BRIEF: Pictures are excluded. Copy exactly, and only, the lines from the one containing "Recreate this image" through the one containing "0.972, 0.962, 0.952];", both ends included.

— Begin DATA ENTRIES —

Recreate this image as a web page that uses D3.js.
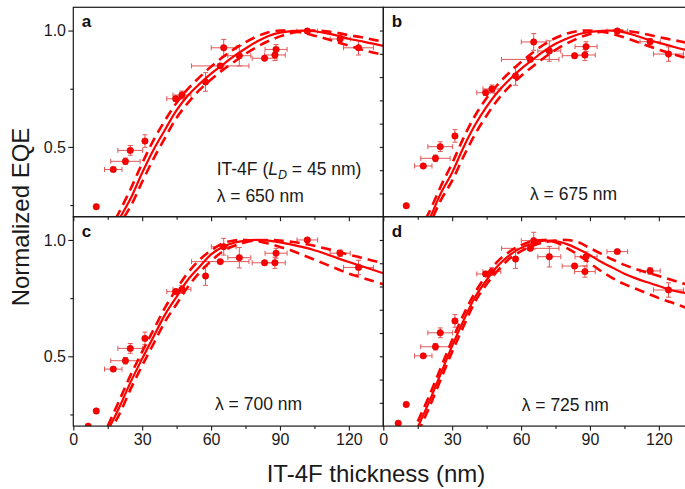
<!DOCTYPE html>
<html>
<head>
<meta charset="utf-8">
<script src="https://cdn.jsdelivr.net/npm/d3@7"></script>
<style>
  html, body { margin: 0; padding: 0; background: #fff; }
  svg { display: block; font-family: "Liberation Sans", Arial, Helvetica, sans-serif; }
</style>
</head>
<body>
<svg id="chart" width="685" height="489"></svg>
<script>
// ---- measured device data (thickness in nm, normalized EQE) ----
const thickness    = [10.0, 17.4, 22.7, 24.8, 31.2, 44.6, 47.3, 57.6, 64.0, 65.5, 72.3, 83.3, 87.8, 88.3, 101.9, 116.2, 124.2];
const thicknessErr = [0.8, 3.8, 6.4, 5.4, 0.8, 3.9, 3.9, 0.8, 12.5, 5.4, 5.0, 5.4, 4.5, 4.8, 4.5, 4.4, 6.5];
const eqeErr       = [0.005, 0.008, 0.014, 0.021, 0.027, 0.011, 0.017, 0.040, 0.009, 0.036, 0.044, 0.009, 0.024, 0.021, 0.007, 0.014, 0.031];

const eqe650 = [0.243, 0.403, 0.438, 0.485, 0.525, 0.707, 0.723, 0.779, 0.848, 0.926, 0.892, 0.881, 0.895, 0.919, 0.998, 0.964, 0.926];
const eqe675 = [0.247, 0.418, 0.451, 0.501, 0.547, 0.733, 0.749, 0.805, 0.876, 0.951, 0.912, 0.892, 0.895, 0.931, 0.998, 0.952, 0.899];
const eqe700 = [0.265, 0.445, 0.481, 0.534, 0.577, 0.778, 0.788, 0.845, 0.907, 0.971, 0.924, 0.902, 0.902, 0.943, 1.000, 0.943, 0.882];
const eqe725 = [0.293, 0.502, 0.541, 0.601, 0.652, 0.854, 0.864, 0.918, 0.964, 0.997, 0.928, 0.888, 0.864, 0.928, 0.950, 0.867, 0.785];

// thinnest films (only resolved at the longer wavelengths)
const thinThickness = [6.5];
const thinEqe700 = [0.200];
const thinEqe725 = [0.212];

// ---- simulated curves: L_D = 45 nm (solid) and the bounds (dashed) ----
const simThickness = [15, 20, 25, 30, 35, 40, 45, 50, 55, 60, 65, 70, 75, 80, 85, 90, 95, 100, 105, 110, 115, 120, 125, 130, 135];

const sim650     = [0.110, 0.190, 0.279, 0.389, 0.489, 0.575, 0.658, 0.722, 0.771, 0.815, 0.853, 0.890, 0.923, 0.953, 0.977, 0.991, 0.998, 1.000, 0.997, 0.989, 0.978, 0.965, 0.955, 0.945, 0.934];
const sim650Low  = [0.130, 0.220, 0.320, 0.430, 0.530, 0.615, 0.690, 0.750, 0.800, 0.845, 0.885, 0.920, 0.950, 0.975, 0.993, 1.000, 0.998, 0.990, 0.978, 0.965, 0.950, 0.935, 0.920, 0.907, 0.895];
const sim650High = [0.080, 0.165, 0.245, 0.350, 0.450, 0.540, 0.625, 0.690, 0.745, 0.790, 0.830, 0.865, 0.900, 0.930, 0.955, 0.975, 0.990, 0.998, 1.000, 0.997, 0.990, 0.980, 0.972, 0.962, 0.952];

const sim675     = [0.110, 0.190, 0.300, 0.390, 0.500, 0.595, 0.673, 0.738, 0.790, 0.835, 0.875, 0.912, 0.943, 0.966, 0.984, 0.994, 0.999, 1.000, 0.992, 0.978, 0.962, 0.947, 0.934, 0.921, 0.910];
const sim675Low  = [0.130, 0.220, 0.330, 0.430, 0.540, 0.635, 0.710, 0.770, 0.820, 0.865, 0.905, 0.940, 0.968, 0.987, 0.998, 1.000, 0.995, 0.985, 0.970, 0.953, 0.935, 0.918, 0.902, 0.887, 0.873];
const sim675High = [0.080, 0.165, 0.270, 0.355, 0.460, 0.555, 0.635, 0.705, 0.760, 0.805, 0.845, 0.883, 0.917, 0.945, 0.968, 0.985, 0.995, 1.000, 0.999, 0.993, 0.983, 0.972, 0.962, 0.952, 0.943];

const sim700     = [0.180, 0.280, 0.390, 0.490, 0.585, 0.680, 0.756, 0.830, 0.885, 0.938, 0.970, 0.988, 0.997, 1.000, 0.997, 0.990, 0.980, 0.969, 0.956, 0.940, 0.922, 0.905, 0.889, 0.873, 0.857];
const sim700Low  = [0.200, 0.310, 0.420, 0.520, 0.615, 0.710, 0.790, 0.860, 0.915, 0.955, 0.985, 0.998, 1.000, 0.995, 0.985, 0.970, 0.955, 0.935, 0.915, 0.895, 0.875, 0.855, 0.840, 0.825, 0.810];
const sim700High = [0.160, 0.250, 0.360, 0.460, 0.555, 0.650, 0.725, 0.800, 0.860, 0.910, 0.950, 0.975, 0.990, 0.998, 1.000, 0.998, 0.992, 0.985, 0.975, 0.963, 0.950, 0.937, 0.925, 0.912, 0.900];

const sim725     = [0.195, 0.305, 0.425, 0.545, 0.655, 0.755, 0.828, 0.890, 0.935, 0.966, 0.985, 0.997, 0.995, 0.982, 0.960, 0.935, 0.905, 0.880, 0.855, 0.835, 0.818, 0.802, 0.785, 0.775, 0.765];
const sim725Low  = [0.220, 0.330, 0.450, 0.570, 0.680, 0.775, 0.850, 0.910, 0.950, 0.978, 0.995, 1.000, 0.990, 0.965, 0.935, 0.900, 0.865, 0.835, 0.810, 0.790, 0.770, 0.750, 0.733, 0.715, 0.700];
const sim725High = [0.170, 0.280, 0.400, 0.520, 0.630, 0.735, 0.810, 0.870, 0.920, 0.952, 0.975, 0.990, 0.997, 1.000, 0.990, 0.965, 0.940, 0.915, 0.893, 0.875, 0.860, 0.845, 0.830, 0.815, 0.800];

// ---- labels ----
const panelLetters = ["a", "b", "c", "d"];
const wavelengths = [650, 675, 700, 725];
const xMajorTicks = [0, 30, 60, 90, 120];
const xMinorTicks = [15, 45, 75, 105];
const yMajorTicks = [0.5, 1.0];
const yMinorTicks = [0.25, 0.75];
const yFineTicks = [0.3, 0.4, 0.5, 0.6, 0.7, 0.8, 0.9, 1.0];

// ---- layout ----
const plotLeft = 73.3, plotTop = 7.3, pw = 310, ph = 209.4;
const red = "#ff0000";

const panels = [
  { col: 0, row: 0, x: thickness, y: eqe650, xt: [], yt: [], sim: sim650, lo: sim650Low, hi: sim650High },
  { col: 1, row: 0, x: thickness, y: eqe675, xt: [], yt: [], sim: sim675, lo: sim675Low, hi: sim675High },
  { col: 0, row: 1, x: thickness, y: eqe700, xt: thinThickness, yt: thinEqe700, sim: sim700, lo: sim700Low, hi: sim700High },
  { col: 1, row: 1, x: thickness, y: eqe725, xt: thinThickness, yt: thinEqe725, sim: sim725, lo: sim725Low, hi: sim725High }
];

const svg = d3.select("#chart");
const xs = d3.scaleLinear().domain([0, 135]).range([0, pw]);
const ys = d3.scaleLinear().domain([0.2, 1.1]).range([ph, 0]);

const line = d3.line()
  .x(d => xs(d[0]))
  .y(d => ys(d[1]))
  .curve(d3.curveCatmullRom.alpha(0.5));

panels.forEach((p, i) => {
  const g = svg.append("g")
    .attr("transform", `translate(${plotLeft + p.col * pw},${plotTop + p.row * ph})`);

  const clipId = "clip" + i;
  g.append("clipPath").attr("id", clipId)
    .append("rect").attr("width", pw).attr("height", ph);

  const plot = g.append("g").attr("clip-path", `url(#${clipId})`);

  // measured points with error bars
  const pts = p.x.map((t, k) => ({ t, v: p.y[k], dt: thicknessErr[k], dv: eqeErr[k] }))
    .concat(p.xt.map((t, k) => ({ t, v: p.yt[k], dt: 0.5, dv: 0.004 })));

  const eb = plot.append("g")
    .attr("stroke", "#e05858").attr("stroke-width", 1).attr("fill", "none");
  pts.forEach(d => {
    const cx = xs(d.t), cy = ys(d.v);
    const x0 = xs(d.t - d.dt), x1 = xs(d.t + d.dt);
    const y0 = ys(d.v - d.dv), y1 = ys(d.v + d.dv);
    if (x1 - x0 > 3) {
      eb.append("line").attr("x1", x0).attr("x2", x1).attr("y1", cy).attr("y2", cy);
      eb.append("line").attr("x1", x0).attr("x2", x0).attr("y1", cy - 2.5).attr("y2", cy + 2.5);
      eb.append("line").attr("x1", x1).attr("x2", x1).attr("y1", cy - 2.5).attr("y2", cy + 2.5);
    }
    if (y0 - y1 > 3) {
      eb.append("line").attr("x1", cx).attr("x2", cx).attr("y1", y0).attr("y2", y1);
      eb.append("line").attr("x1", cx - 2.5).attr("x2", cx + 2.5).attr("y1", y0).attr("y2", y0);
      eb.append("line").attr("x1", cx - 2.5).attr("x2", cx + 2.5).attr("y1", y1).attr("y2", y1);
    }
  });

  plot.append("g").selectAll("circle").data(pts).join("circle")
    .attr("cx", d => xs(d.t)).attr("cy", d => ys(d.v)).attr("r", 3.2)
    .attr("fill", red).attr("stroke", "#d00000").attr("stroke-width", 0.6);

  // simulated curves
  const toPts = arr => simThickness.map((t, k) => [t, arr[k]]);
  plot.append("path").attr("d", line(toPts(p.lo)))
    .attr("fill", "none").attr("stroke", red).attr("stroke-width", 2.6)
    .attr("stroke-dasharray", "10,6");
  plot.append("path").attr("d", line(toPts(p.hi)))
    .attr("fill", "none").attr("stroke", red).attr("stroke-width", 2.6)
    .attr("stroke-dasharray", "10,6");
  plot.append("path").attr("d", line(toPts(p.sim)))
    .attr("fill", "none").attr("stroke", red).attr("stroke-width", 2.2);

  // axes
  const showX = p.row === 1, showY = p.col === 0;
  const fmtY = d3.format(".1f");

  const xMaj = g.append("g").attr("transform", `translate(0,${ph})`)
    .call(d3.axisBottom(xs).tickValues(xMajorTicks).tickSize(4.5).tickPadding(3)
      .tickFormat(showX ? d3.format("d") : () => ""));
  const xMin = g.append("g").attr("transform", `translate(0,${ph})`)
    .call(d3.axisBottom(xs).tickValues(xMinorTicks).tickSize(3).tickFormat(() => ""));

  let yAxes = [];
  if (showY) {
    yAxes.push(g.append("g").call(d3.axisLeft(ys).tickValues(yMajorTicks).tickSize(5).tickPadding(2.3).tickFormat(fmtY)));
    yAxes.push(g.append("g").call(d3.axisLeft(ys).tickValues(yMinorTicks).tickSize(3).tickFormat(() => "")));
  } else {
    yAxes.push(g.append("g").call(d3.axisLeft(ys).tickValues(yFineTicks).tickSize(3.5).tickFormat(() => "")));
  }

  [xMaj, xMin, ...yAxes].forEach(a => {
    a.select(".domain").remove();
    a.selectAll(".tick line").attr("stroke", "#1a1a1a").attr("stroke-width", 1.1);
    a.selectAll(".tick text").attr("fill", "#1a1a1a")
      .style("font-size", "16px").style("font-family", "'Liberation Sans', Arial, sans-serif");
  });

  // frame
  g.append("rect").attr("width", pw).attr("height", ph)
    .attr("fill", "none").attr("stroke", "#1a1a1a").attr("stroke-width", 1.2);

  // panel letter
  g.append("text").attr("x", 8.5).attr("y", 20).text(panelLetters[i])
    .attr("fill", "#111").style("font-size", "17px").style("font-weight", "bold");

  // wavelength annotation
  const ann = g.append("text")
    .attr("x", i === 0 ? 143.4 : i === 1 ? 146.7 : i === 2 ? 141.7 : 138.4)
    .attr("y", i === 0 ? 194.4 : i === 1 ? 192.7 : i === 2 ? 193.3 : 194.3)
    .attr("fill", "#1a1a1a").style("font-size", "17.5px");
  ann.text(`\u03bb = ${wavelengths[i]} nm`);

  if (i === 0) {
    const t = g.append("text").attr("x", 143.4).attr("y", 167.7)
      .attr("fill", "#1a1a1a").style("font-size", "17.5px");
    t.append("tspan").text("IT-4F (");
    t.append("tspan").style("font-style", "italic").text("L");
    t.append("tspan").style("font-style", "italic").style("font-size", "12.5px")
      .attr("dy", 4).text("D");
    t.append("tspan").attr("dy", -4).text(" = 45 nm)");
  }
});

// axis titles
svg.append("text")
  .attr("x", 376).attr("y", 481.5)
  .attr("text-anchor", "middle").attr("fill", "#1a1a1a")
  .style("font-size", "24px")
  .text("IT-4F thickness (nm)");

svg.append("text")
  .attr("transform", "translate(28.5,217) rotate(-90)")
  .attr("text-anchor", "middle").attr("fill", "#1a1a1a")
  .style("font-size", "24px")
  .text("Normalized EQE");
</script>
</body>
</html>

— End DATA ENTRIES —
— Begin DATA ENTRIES —

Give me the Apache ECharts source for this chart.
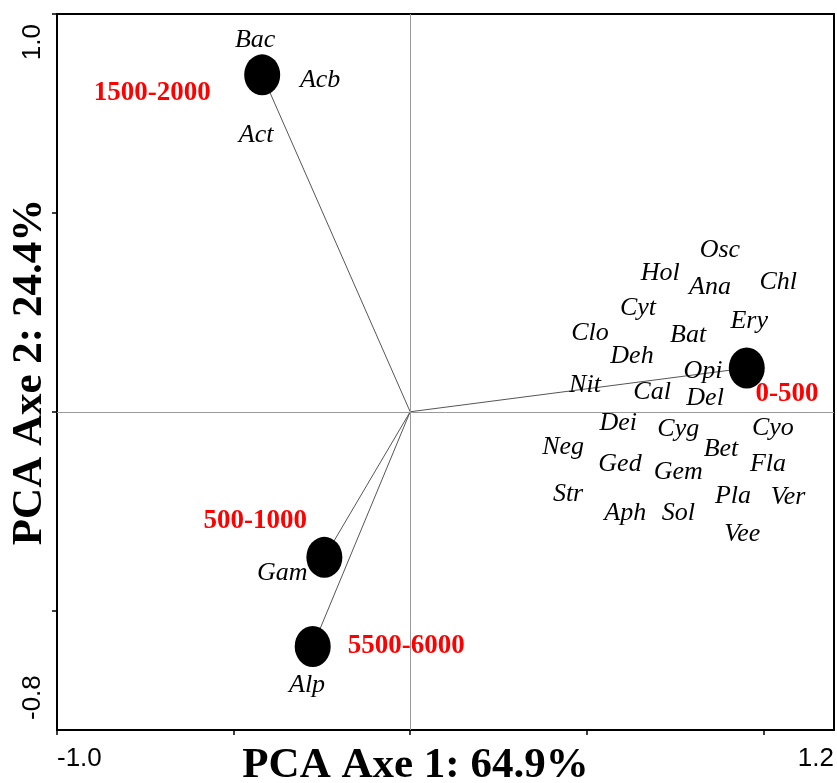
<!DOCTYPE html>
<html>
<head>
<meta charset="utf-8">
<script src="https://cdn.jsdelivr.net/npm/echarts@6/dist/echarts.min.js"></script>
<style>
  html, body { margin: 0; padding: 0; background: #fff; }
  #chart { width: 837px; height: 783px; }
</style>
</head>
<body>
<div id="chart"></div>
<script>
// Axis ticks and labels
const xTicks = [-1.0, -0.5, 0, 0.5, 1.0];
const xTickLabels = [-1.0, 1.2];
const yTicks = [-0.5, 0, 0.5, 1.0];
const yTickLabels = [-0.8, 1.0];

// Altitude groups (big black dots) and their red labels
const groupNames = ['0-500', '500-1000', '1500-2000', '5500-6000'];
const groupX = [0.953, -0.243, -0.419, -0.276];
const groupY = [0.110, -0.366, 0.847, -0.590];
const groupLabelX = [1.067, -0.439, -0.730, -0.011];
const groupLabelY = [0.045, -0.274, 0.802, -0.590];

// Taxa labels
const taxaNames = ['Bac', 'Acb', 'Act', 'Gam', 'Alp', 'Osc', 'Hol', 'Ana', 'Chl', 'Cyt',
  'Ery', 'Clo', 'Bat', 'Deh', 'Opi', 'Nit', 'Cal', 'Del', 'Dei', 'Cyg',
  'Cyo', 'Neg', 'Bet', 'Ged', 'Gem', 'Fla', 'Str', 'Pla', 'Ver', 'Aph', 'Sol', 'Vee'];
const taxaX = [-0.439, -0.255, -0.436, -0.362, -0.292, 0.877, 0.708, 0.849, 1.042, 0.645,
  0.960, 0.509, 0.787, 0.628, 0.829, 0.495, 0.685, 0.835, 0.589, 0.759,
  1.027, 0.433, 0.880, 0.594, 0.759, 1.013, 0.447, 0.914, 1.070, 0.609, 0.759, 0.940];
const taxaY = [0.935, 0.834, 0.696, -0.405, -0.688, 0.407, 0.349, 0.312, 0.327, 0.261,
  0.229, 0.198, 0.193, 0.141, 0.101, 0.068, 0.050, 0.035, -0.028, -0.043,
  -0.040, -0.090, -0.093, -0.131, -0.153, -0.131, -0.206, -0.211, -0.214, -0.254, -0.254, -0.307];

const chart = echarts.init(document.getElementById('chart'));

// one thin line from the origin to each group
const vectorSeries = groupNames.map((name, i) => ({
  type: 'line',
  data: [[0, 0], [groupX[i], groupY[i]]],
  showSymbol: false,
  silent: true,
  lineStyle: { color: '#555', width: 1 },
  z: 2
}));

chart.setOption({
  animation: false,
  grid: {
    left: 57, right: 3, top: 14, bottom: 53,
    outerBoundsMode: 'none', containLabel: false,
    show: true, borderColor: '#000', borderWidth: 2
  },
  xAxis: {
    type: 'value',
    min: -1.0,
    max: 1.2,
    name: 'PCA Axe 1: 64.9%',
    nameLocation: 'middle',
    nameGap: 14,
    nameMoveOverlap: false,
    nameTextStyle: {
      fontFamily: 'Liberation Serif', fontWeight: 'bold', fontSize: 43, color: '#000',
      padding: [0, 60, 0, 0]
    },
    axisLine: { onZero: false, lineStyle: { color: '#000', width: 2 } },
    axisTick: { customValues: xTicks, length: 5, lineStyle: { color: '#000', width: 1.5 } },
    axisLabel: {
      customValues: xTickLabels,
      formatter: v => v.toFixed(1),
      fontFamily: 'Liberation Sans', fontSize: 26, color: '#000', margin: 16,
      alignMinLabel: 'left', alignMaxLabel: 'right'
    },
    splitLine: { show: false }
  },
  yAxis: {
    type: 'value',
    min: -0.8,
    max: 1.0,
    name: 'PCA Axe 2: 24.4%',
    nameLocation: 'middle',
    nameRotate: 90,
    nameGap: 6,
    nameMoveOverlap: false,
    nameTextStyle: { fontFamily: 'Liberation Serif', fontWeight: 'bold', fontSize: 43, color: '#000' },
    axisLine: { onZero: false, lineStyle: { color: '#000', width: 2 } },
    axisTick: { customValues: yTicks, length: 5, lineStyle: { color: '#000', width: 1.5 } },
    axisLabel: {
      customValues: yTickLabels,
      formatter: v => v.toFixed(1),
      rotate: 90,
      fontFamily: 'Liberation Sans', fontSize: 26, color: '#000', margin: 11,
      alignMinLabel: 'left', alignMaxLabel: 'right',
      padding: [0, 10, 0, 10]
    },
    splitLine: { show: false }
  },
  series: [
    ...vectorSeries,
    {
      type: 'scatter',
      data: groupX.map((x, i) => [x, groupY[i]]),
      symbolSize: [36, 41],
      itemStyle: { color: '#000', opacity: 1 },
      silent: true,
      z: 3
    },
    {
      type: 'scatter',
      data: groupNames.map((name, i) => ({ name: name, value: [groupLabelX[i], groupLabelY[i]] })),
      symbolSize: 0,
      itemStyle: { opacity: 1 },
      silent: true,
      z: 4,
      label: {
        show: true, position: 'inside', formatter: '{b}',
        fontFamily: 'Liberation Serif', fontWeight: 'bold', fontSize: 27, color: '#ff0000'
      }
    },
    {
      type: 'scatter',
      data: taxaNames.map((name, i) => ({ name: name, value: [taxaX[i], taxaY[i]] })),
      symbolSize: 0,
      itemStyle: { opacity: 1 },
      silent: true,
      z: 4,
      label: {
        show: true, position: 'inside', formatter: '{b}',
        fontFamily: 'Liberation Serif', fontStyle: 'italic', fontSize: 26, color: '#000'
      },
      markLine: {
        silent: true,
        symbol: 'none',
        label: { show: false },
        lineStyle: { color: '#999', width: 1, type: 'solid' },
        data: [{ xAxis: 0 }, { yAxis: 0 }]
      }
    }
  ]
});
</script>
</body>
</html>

— End DATA ENTRIES —

WRITTEN SOLUTION:
Recreate this image as a web page that uses D3.js.
<!DOCTYPE html>
<html>
<head>
<meta charset="utf-8">
<script src="https://cdn.jsdelivr.net/npm/d3@7"></script>
<style>
  html, body { margin: 0; padding: 0; background: #fff; }
  svg { display: block; font-family: "Liberation Sans", Arial, Helvetica, sans-serif; }
</style>
</head>
<body>
<svg id="chart" width="685" height="489"></svg>
<script>
// ---- measured device data (thickness in nm, normalized EQE) ----
const thickness    = [10.0, 17.4, 22.7, 24.8, 31.2, 44.6, 47.3, 57.6, 64.0, 65.5, 72.3, 83.3, 87.8, 88.3, 101.9, 116.2, 124.2];
const thicknessErr = [0.8, 3.8, 6.4, 5.4, 0.8, 3.9, 3.9, 0.8, 12.5, 5.4, 5.0, 5.4, 4.5, 4.8, 4.5, 4.4, 6.5];
const eqeErr       = [0.005, 0.008, 0.014, 0.021, 0.027, 0.011, 0.017, 0.040, 0.009, 0.036, 0.044, 0.009, 0.024, 0.021, 0.007, 0.014, 0.031];

const eqe650 = [0.243, 0.403, 0.438, 0.485, 0.525, 0.707, 0.723, 0.779, 0.848, 0.926, 0.892, 0.881, 0.895, 0.919, 0.998, 0.964, 0.926];
const eqe675 = [0.247, 0.418, 0.451, 0.501, 0.547, 0.733, 0.749, 0.805, 0.876, 0.951, 0.912, 0.892, 0.895, 0.931, 0.998, 0.952, 0.899];
const eqe700 = [0.265, 0.445, 0.481, 0.534, 0.577, 0.778, 0.788, 0.845, 0.907, 0.971, 0.924, 0.902, 0.902, 0.943, 1.000, 0.943, 0.882];
const eqe725 = [0.293, 0.502, 0.541, 0.601, 0.652, 0.854, 0.864, 0.918, 0.964, 0.997, 0.928, 0.888, 0.864, 0.928, 0.950, 0.867, 0.785];

// thinnest films (only resolved at the longer wavelengths)
const thinThickness = [6.5];
const thinEqe700 = [0.200];
const thinEqe725 = [0.212];

// ---- simulated curves: L_D = 45 nm (solid) and the bounds (dashed) ----
const simThickness = [15, 20, 25, 30, 35, 40, 45, 50, 55, 60, 65, 70, 75, 80, 85, 90, 95, 100, 105, 110, 115, 120, 125, 130, 135];

const sim650     = [0.110, 0.190, 0.279, 0.389, 0.489, 0.575, 0.658, 0.722, 0.771, 0.815, 0.853, 0.890, 0.923, 0.953, 0.977, 0.991, 0.998, 1.000, 0.997, 0.989, 0.978, 0.965, 0.955, 0.945, 0.934];
const sim650Low  = [0.130, 0.220, 0.320, 0.430, 0.530, 0.615, 0.690, 0.750, 0.800, 0.845, 0.885, 0.920, 0.950, 0.975, 0.993, 1.000, 0.998, 0.990, 0.978, 0.965, 0.950, 0.935, 0.920, 0.907, 0.895];
const sim650High = [0.080, 0.165, 0.245, 0.350, 0.450, 0.540, 0.625, 0.690, 0.745, 0.790, 0.830, 0.865, 0.900, 0.930, 0.955, 0.975, 0.990, 0.998, 1.000, 0.997, 0.990, 0.980, 0.972, 0.962, 0.952];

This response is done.